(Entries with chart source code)
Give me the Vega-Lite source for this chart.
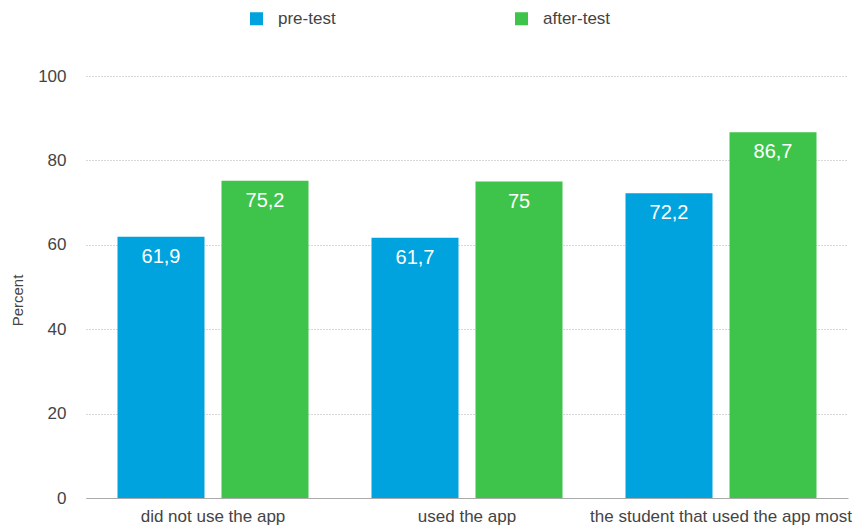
{
  "$schema": "https://vega.github.io/schema/vega-lite/v6.json",
  "width": 762,
  "height": 422,
  "autosize": {"type": "none"},
  "padding": {"left": 86, "top": 76, "right": 8, "bottom": 30},
  "background": "white",
  "data": {
    "values": [
      {"group": "did not use the app", "test": "pre-test", "value": 61.9, "label": "61,9"},
      {"group": "did not use the app", "test": "after-test", "value": 75.2, "label": "75,2"},
      {"group": "used the app", "test": "pre-test", "value": 61.7, "label": "61,7"},
      {"group": "used the app", "test": "after-test", "value": 75, "label": "75"},
      {"group": "the student that used the app most", "test": "pre-test", "value": 72.2, "label": "72,2"},
      {"group": "the student that used the app most", "test": "after-test", "value": 86.7, "label": "86,7"}
    ]
  },
  "encoding": {
    "x": {
      "field": "group",
      "type": "nominal",
      "sort": null,
      "scale": {"paddingInner": 0.248, "paddingOuter": 0.124},
      "axis": {
        "title": null,
        "labelAngle": 0,
        "labelFontSize": 17,
        "labelColor": "#444",
        "labelFont": "Liberation Sans",
        "labelPadding": 10,
        "ticks": false,
        "domainColor": "#aaaaaa",
        "labelLimit": 400
      }
    },
    "xOffset": {
      "field": "test",
      "type": "nominal",
      "sort": ["pre-test", "after-test"],
      "scale": {"paddingInner": 0.1635, "paddingOuter": 0}
    },
    "y": {
      "field": "value",
      "type": "quantitative",
      "scale": {"domain": [0, 100]},
      "axis": {
        "title": "Percent",
        "titleFontSize": 15,
        "titleFontWeight": "normal",
        "titleColor": "#444",
        "titleFont": "Liberation Sans",
        "titleAngle": -90,
        "titleX": -69,
        "titleY": 224,
        "titleAlign": "center",
        "titleBaseline": "middle",
        "values": [0, 20, 40, 60, 80, 100],
        "labelFontSize": 17,
        "labelColor": "#444",
        "labelFont": "Liberation Sans",
        "labelPadding": 20,
        "ticks": false,
        "domain": false,
        "grid": true,
        "gridDash": [1, 2],
        "gridColor": "#b0b0b0"
      }
    }
  },
  "layer": [
    {
      "mark": {"type": "bar"},
      "encoding": {
        "color": {
          "field": "test",
          "type": "nominal",
          "scale": {"domain": ["pre-test", "after-test"], "range": ["#00A3DD", "#3EC44A"]},
          "legend": {
            "title": null,
            "orient": "none",
            "legendX": 162,
            "legendY": -66,
            "direction": "horizontal",
            "symbolType": "square",
            "symbolSize": 169,
            "symbolStrokeWidth": 0,
            "symbolOpacity": 1,
            "labelFontSize": 17,
            "labelColor": "#444",
            "labelFont": "Liberation Sans",
            "labelOffset": 13,
            "columnPadding": 177
          }
        }
      }
    },
    {
      "mark": {"type": "text", "baseline": "top", "dy": 10, "fontSize": 20, "color": "white", "font": "Liberation Sans"},
      "encoding": {
        "text": {"field": "label"}
      }
    }
  ],
  "config": {"view": {"stroke": null}}
}
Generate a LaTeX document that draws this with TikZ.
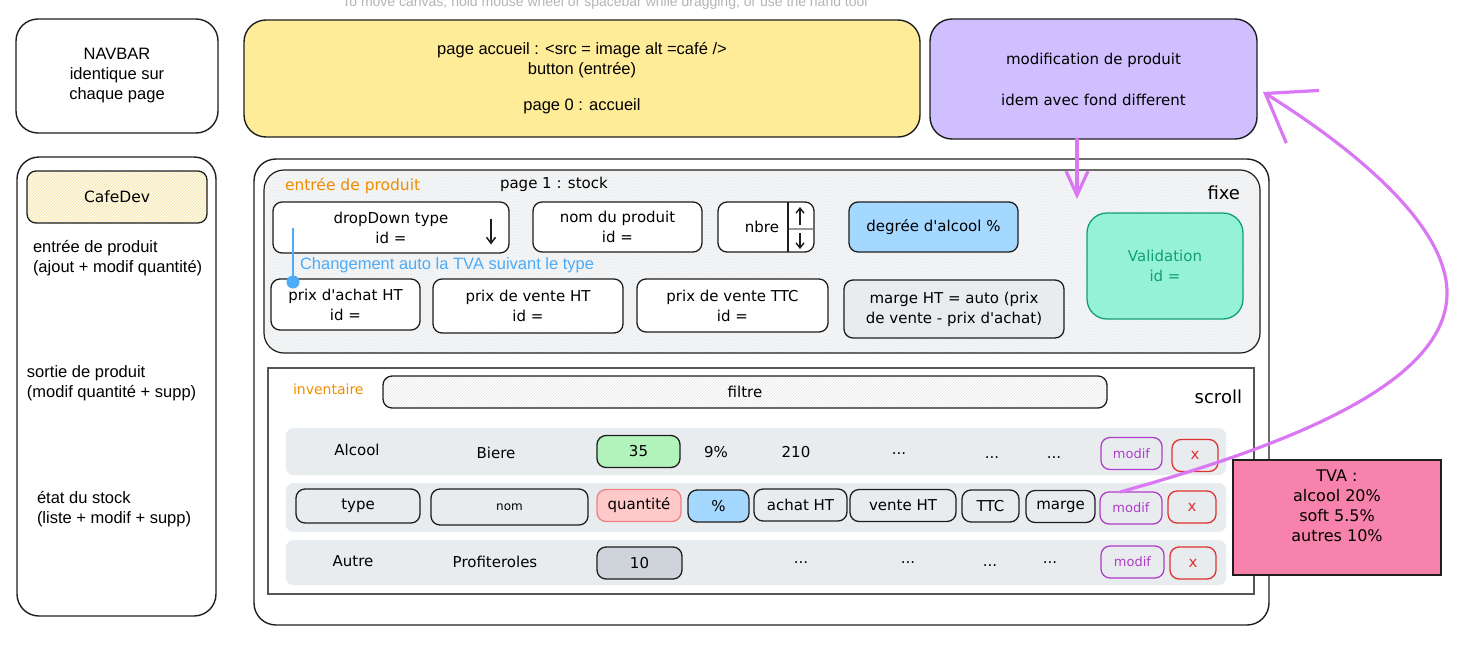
\documentclass[tikz,border=0pt]{standalone}
\usepackage{fontspec}
\setmainfont{Liberation Sans}
\newfontfamily\handfont{DejaVu Sans}
\usetikzlibrary{arrows.meta,patterns}
\definecolor{ink}{HTML}{1E1E1E}
\definecolor{yellowfill}{HTML}{FFEC99}
\definecolor{violetfill}{HTML}{D0BFFF}
\definecolor{bluefill}{HTML}{A5D8FF}
\definecolor{tealfill}{HTML}{96F2D7}
\definecolor{tealink}{HTML}{12A072}
\definecolor{greyfill}{HTML}{E9ECEF}
\definecolor{greenfill}{HTML}{B2F2BB}
\definecolor{redfill}{HTML}{FFC9C9}
\definecolor{redink}{HTML}{E03131}
\definecolor{slatefill}{HTML}{CED4DA}
\definecolor{pinkfill}{HTML}{F783AC}
\definecolor{violetink}{HTML}{AE3EC9}
\definecolor{arrowpink}{HTML}{DA77F2}
\definecolor{orangeink}{HTML}{F08C00}
\definecolor{blueink}{HTML}{4DABF7}
\definecolor{hintgrey}{HTML}{B4B4B4}
\definecolor{panelfill}{HTML}{F8F9FA}
\definecolor{hatchgrey}{HTML}{E3E5E8}
\definecolor{crossgrey}{HTML}{ECEEF0}
\definecolor{hatchyellow}{HTML}{F2E2A2}
\definecolor{cafefill}{HTML}{FFFBEA}

\begin{document}
\begin{tikzpicture}[x=1pt,y=-1pt,
   every node/.style={inner sep=0pt,outer sep=0pt},
   helv/.style={font=\fontsize{#1}{20}\selectfont},helv/.default=16.5,
   hand/.style={font=\handfont\fontsize{#1}{20}\selectfont},hand/.default=15,
   frame/.style={draw=ink,line width=1.4pt,rounded corners=22pt},
   field/.style={draw=ink,line width=1.3pt,rounded corners=9pt,hand,align=center},
   rowbar/.style={fill=greyfill,draw=greyfill,rounded corners=8pt,minimum width=940},
   cell/.style={field,minimum height=32},
   modifbtn/.style={cell,draw=violetink,text=violetink,hand=13},
   delbtn/.style={cell,draw=redink,text=redink},
   flow/.style={draw=arrowpink,line width=3.2pt,line cap=round}]
\useasboundingbox (0,0) rectangle (1464,664);
\clip (0,0) rectangle (1464,664);
\node[helv=14,text=hintgrey,anchor=base] (hint) at (605,6) {To move canvas, hold mouse wheel or spacebar while dragging, or use the hand tool};

\node[frame,minimum width=202,minimum height=114,helv,align=center] (navbar) at (117,76) {NAVBAR\\identique sur\\chaque page};
\node[frame,fill=yellowfill,minimum width=676,minimum height=117,helv,align=center] (accueil) at (582,78.5)
   {page accueil : <src = image alt =café />\\button (entrée)\\[16pt]page 0 : accueil};
\node[frame,fill=violetfill,minimum width=327,minimum height=120,hand,align=center] (modprod) at (1093.5,79)
   {modification de produit\\[21pt]idem avec fond different};

\node[frame,minimum width=199,minimum height=459] (sidebar) at (116.5,386.5) {};
\node[field,preaction={fill=cafefill},pattern=north east lines,pattern color=hatchyellow,
   minimum width=180,minimum height=52,hand=15.5] (cafedev) at (117,197) {CafeDev};
\node[helv,align=left,anchor=north west] (menuentree) at (33,240) {entrée de produit\\(ajout + modif quantité)};
\node[helv,align=left,anchor=north west] (menusortie) at (27,366) {sortie de produit\\(modif quantité + supp)};
\node[helv,align=left,anchor=north west] (menuetat) at (37,491) {état du stock\\(liste + modif + supp)};

\node[frame,minimum width=1015,minimum height=466] (stockpage) at (761.5,392) {};
\node[frame,rounded corners=20pt,line width=1.2pt,preaction={fill=panelfill},pattern=crosshatch,pattern color=crossgrey,
   minimum width=996,minimum height=183] (fixe) at (762,261.5) {};
\node[hand=15.5,text=orangeink,anchor=west] (lblentree) at (285,186) {entrée de produit};
\node[hand,anchor=west] (lblpage) at (500,184) {page 1 : stock};
\node[hand=18,anchor=east] (lblfixe) at (1240,193) {fixe};

\node[field,fill=white,minimum width=236,minimum height=51] (dropdown) at (391,227.5) {dropDown type\\id =};
\draw[ink,line width=1.5pt,-{Straight Barb[length=6pt,width=9pt]}] ([shift={(100,-9)}]dropdown.center) -- ([shift={(100,17)}]dropdown.center);
\node[field,fill=white,minimum width=169,minimum height=50] (nomprod) at (617.5,227) {nom du produit\\id =};
\node[field,fill=white,minimum width=96,minimum height=50] (nbre) at (766,227) {nbre\hspace*{8pt}};
\draw[ink,line width=1.4pt] ([xshift=22]nbre.north) -- ([xshift=22]nbre.south);
\draw[ink!45,line width=1.3pt] ([shift={(23,2)}]nbre.center) -- ([shift={(47,2)}]nbre.center);
\draw[ink,line width=1.4pt,-{Straight Barb[length=5pt,width=8pt]}] ([shift={(34,-2)}]nbre.center) -- ([shift={(34,-20)}]nbre.center);
\draw[ink,line width=1.4pt,-{Straight Barb[length=5pt,width=8pt]}] ([shift={(34,6)}]nbre.center) -- ([shift={(34,22)}]nbre.center);
\node[field,fill=bluefill,minimum width=169,minimum height=50] (degre) at (933.5,227) {degrée d'alcool \%};
\node[field,fill=tealfill,draw=tealink,text=tealink,rounded corners=20pt,minimum width=156,minimum height=106] (validation) at (1165,266) {Validation\\id =};

\node[field,fill=white,minimum width=149,minimum height=51] (prixachat) at (345.5,304.5) {prix d'achat HT\\id =};
\node[field,fill=white,minimum width=190,minimum height=54] (prixventeht) at (528,306) {prix de vente HT\\id =};
\node[field,fill=white,minimum width=191,minimum height=53] (prixttc) at (732.5,305.5) {prix de vente TTC\\id =};
\node[field,fill=greyfill,minimum width=220,minimum height=58] (marge) at (954,309) {marge HT = auto (prix\\de vente - prix d'achat)};

\node[circle,fill=blueink,minimum size=13] (dot) at (293,282) {};
\draw[blueink,line width=1.8pt] ([xshift=-98]dropdown.center) -- (dot);
\node[helv,text=blueink,anchor=west] (tvanote) at (300,265) {Changement auto la TVA suivant le type};

\node[draw=ink!75,line width=1.3pt,minimum width=986,minimum height=226] (inventaire) at (761,481) {};
\node[hand=14,text=orangeink,anchor=west] (lblinv) at (293,389) {inventaire};
\node[field,preaction={fill=white},pattern=north east lines,pattern color=hatchgrey,minimum width=724,minimum height=32] (filtre) at (745,392) {filtre};
\node[hand=18,anchor=east] (lblscroll) at (1242,397) {scroll};

\node[rowbar,minimum height=47] (rowalcool) at (756,451.5) {};
\node[hand] (typealcool) at (357,450) {Alcool};
\node[hand] (nomalcool) at (496,453) {Biere};
\node[cell,fill=greenfill,minimum width=83] (qtealcool) at (638.5,451.5) {35};
\node[hand] (pctalcool) at (716,452) {9\%};
\node[hand] (achatalcool) at (796,452) {210};
\node[hand] (suitea) at (899,454) {...};
\node[hand] (suiteb) at (992,458) {...};
\node[hand] (suitec) at (1054,458) {...};
\node[modifbtn,minimum width=61] (modif1) at (1131.5,453.5) {modif};
\node[delbtn,minimum width=46] (del1) at (1195,455.5) {x};

\node[rowbar,minimum height=49] (rowmodele) at (756,507.5) {};
\node[cell,minimum width=124,minimum height=34] (coltype) at (358,506) {type};
\node[cell,minimum width=157,minimum height=36,hand=12] (colnom) at (509.5,507) {nom};
\node[cell,fill=redfill,draw=redink!60,minimum width=84] (colqte) at (639,505.5) {quantité};
\node[cell,fill=bluefill,minimum width=61] (colpct) at (718.5,506) {\%};
\node[cell,minimum width=93] (colachat) at (800.5,505) {achat HT};
\node[cell,minimum width=106] (colvente) at (903,505.5) {vente HT};
\node[cell,minimum width=57] (colttc) at (990.5,506) {TTC};
\node[cell,minimum width=69] (colmarge) at (1060.5,506.5) {marge};
\node[modifbtn,minimum width=62] (modif2) at (1131,508) {modif};
\node[delbtn,minimum width=48] (del2) at (1192,507) {x};

\node[rowbar,minimum height=45] (rowautre) at (756,562.5) {};
\node[hand] (typeautre) at (353,561) {Autre};
\node[hand] (nomautre) at (495,562) {Profiteroles};
\node[cell,fill=slatefill,minimum width=85] (qteautre) at (639.5,563) {10};
\node[hand] (suited) at (801,563) {...};
\node[hand] (suitee) at (908,563) {...};
\node[hand] (suitef) at (990,566) {...};
\node[hand] (suiteg) at (1050,563) {...};
\node[modifbtn,minimum width=63] (modif3) at (1132.5,562) {modif};
\node[delbtn,minimum width=46] (del3) at (1193,563) {x};

\node[draw=ink,line width=1.2pt,fill=pinkfill,minimum width=208,minimum height=115] (tva) at (1337,517.5) {};
\node[hand=16,align=center] (tvataux) at ([yshift=12]tva.center) {TVA :\\alcool 20\%\\soft 5.5\%\\autres 10\%};

\coordinate (fixein) at (1077,199);
\coordinate (modin) at ([shift={(6,13)}]modprod.east);
\draw[flow,-{Straight Barb[length=24pt,width=22pt]}] (modprod.south -| fixein) -- (fixein);
\draw[flow,-{Straight Barb[length=44pt,width=62pt]}] ([xshift=20]modif2.north west)
   .. controls (1300,442) and (1447,380) .. (1447,293)
   .. controls (1447,220) and (1340,140) .. (modin);
\end{tikzpicture}
\end{document}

Task to carry out: Copy each line containing the word "this" from the data.

Task output:
Give me the Vega-Lite source for this chart.
Generate a LaTeX document that draws this with TikZ.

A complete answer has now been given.